数あるホンダ車の中にあっても、初代モデルの誕生が1972年にまで遡る長い歴史の持ち主がシビックだ。全長が3.7mにも満たず全幅も1.5mそこそこに過ぎなかった2ボックス・スタイルのそんな初代モデルとはもちろん、数えて11代目となった最新モデルがネーミング以外に直接の関連性を持っていないことは当然だ。

1972年発売のシビック初代モデル
11代目まで進化したシビック

さらに、販売の軸足も海外に移って久しいと思っていたシビックだが、それでも登場したばかりの最新モデルの日本国内販売状況が、「意外にも若い購入者が多く、全体の4割ほどがMT仕様で売れている」と聞いて、ちょっと驚かされることに。さらに「従来型の実績でもMT車の販売比率が3割ほどだった」と聞いて、認識を新たにすることを余儀なくされた。

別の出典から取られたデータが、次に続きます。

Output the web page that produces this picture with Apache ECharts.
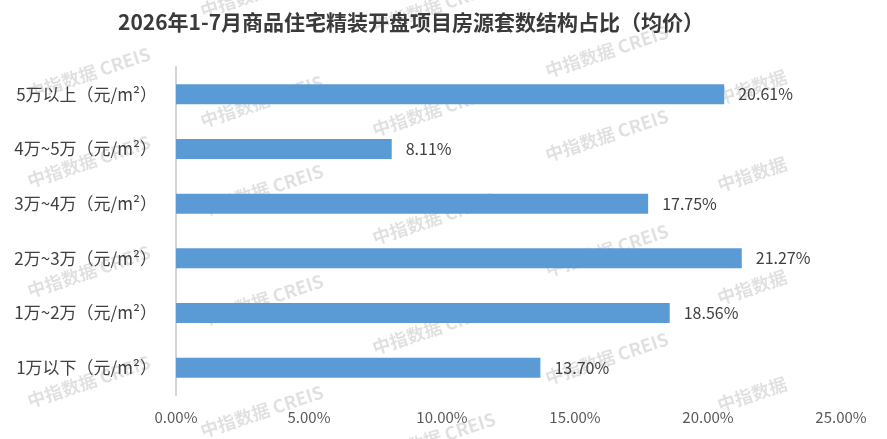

というわけで、フロント・パワーシートやゴージャスな12スピーカーのオーディオの有無など、一部の装備に差が設けられたふたつのグレードが用意をされるものの、ターボ付きの1.5リッター直噴エンジンや、大型のハッチゲート付き4ドア・ボディなどには選択の余地がないシンプルな設定の新型シビックを、まずは例のMT仕様を選んで走りはじめてみると、改めて驚きを禁じ得ないことに。

大型のハッチゲートを持つ4ドア

というのも、そのMTの操作感が何ともレーシーでマニアック。縦方向にも横方向にも剛性感にあふれ、しかも操作ストロークが短くて済むことに、「これは単に従来型のアイテムをキャリーオーバーしただけではなく、”真のクルマ好き”が拘りに拘り抜いてチューニングを行ったナ」と心底実感させられるものであったからだ。

何とも操作感がマニアックな6速MT

そのように考えて乗っていると、際立って高い高速走行時のフラット感の演出や、いわゆる”ラバーバンド感”をほとんど意識させないセッティングのCVT、そしてこのクラスのモデルでは例外的なほどに小さいロードノイズ等々と、各部分に拘りをもって開発が行われてきたことが連想できるようになったのがこのモデルの走りのテイスト。「SUV全盛の今というタイミングにこうしたモデルを出しても、”勝ち目”は少ないのではないか!?」という当初抱いていた斜めな見方も、乗れば乗るほどに改められることになったのは本当だ。

新しいシビックは、ホンダ車としては珍しく(?)今後のクルマづくりにも長らく影響を与えて行きそうなマジメさを実感させられた仕上がりの1台。この出来ばえを知ったからには「今後のホンダ車からは目を離せない」と、そんなフレーズを語りたくなったのだ。